So many complex questions surround the question of what to eat. Michael Pollan, author of "In Defense of Food", offers a simple heuristic that I can get behind: "Eat food, not too much, mostly plants."
Eat food is not quite as simple as it sounds, since we are surrounded by many products that appear to be food, but are really what Pollan calls "food-like substances." For an item to be deemed "food" it must be a whole or minimally processed food. Energy bars, candy, chips, frozen entrees, luncheon meats, soda, and a host of other items you'd find on supermarket shelves do not fit the bill. So, eating food may be simple, but not necessarily easy.

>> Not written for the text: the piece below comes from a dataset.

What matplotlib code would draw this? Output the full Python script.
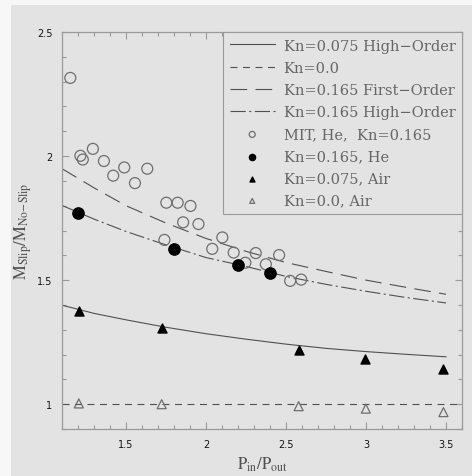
import matplotlib
matplotlib.use('Agg')
import matplotlib.pyplot as plt
from matplotlib.patches import Rectangle
from matplotlib.ticker import MultipleLocator

# Model curves (mass-flow ratio vs. pressure ratio)
x_curve = [1.1, 1.3, 1.5, 1.75, 2.0, 2.25, 2.5, 2.75, 3.0, 3.25, 3.5]
kn075_high = [1.399, 1.366, 1.340, 1.310, 1.284, 1.262, 1.242, 1.225, 1.212, 1.201, 1.191]
kn165_first = [1.949, 1.872, 1.800, 1.730, 1.668, 1.616, 1.571, 1.535, 1.500, 1.471, 1.443]
kn165_high = [1.801, 1.746, 1.696, 1.642, 1.591, 1.555, 1.515, 1.483, 1.455, 1.430, 1.408]
x_noslip = [1.1, 3.6]
kn0 = [1.0, 1.0]

# MIT helium measurements, Kn=0.165
mit_x = [1.152, 1.215, 1.230, 1.293, 1.362, 1.420, 1.489, 1.556, 1.633, 1.752,
         1.823, 1.903, 1.857, 1.953, 1.740, 2.102, 2.039, 2.173, 2.246, 2.311,
         2.374, 2.457, 2.526, 2.595]
mit_y = [2.315, 2.001, 1.986, 2.029, 1.980, 1.921, 1.954, 1.891, 1.949, 1.812,
         1.812, 1.799, 1.733, 1.726, 1.662, 1.672, 1.626, 1.611, 1.570, 1.609,
         1.564, 1.601, 1.497, 1.502]

# simulation points
he165_x = [1.202, 1.803, 2.202, 2.400]
he165_y = [1.772, 1.627, 1.560, 1.529]
air075_x = [1.205, 1.723, 2.579, 2.995, 3.484]
air075_y = [1.376, 1.308, 1.219, 1.181, 1.141]
air0_x = [1.205, 1.723, 2.579, 2.999, 3.484]
air0_y = [1.003, 1.000, 0.992, 0.982, 0.968]

BG = '#e3e3e3'
EDGE = '#9a9a9a'
LINE = '#505050'
OPEN = '#6e6e6e'

plt.rcParams['mathtext.fontset'] = 'stix'
plt.rcParams['lines.scale_dashes'] = False

fig = plt.figure(figsize=(4.72, 4.77), dpi=100, facecolor='#f7f7f7')
fig.patches.append(Rectangle((11 / 472, 0), 1 - 11 / 472, 1 - 6 / 477,
                             transform=fig.transFigure, facecolor=BG,
                             edgecolor='none', zorder=-10))
ax = fig.add_axes([62 / 472, 1 - 430 / 477, 400 / 472, 397 / 477])
ax.set_facecolor(BG)

ax.plot(x_curve, kn075_high, color=LINE, lw=0.8, ls='-',
        label='Kn=0.075 High\u2212Order')
ax.plot(x_noslip, kn0, color=LINE, lw=0.8, ls=(0, (5, 4)),
        label='Kn=0.0')
ax.plot(x_curve, kn165_first, color=LINE, lw=0.8, ls=(0, (12, 6)),
        label='Kn=0.165 First\u2212Order')
ax.plot(x_curve, kn165_high, color=LINE, lw=0.8, ls=(0, (11, 2.5, 1.5, 2.5)),
        label='Kn=0.165 High\u2212Order')
ax.scatter(mit_x, mit_y, s=62, facecolors='none', edgecolors=OPEN,
           linewidths=0.9, label='MIT, He,  Kn=0.165', zorder=3)
ax.scatter(he165_x, he165_y, s=66, color='black', label='Kn=0.165, He',
           zorder=4)
ax.scatter(air075_x, air075_y, s=42, marker='^', color='black',
           label='Kn=0.075, Air', zorder=4)
ax.scatter(air0_x, air0_y, s=42, marker='^', facecolors='none',
           edgecolors=OPEN, linewidths=0.9, label='Kn=0.0, Air', zorder=3)

ax.set_xlim(1.1, 3.6)
ax.set_ylim(0.9, 2.5)
ax.xaxis.set_minor_locator(MultipleLocator(0.1))
ax.yaxis.set_minor_locator(MultipleLocator(0.1))
ax.set_xticks([1.5, 2, 2.5, 3, 3.5])
ax.set_xticklabels(['1.5', '2', '2.5', '3', '3.5'])
ax.set_yticks([1, 1.5, 2, 2.5])
ax.set_yticklabels(['1', '1.5', '2', '2.5'])
ax.tick_params(which='both', direction='in', top=True, right=True,
               color=EDGE, width=0.8, labelsize=7, labelcolor='#151515')
ax.tick_params(which='major', length=5, pad=7)
ax.tick_params(which='minor', length=3)
for sp in ax.spines.values():
    sp.set_color(EDGE)
    sp.set_linewidth(0.9)

ax.set_xlabel(r'$\mathrm{P_{in}/P_{out}}$', fontsize=12, color='#505050',
              labelpad=4)
ax.set_ylabel(r'$\mathrm{M_{Slip}/M_{No\!-\!Slip}}$', fontsize=12,
              color='#505050', labelpad=2)

leg = ax.legend(loc='upper right', bbox_to_anchor=(1, 1), borderaxespad=0,
                prop={'family': 'DejaVu Serif', 'size': 10.5},
                labelcolor='#666666', frameon=True, fancybox=False,
                facecolor=BG, edgecolor=EDGE, framealpha=1,
                handlelength=3.1, handletextpad=0.6, borderpad=0.45,
                labelspacing=0.56, markerscale=0.55)
leg.get_frame().set_linewidth(0.8)

fig.savefig('out.png', dpi=100, facecolor=fig.get_facecolor())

Next, we have not too much. This is a tough one for me and likely anyone who was raised to "finish your plate!" Food is so plentiful and cheap these days that we really do eat a lot of it. Noticing when you're near full and putting down the fork is the best way to eat just enough. Eating only what we need and leaving the rest is a way of practicing non-greed.
Finally we are implored to eat mostly plants. This sounds reasonable to me. After all, if one is eating only food, the types of meat we can eat are limited to begin with. Pollan encourages readers to eat grass finished, organically raised meats which will contain less non-food substances like antibiotics and hormones. If we purchase these more expensive meats, chances are we will eat less of them. What do we fill up the rest of out plates with? Well mostly plants of course. Leafy greens in particular and then an assortment of whole grains, fruits and vegetables.
To follow this eating plan is in keeping with my three tenets of simple living. First, by eating whole foods that I prepare myself I am practicing frugality. By resisting the urge to eat "food-like substances" such as (my weakness) potato chips I am practicing contentment. Finally, by not eating too much I am practicing non-greed.
This plan sounds pretty wise to me. I think I'll try it out. I'll let you know in Friday's Personal Journey Series post how it goes. What do you think of Pollan's plan?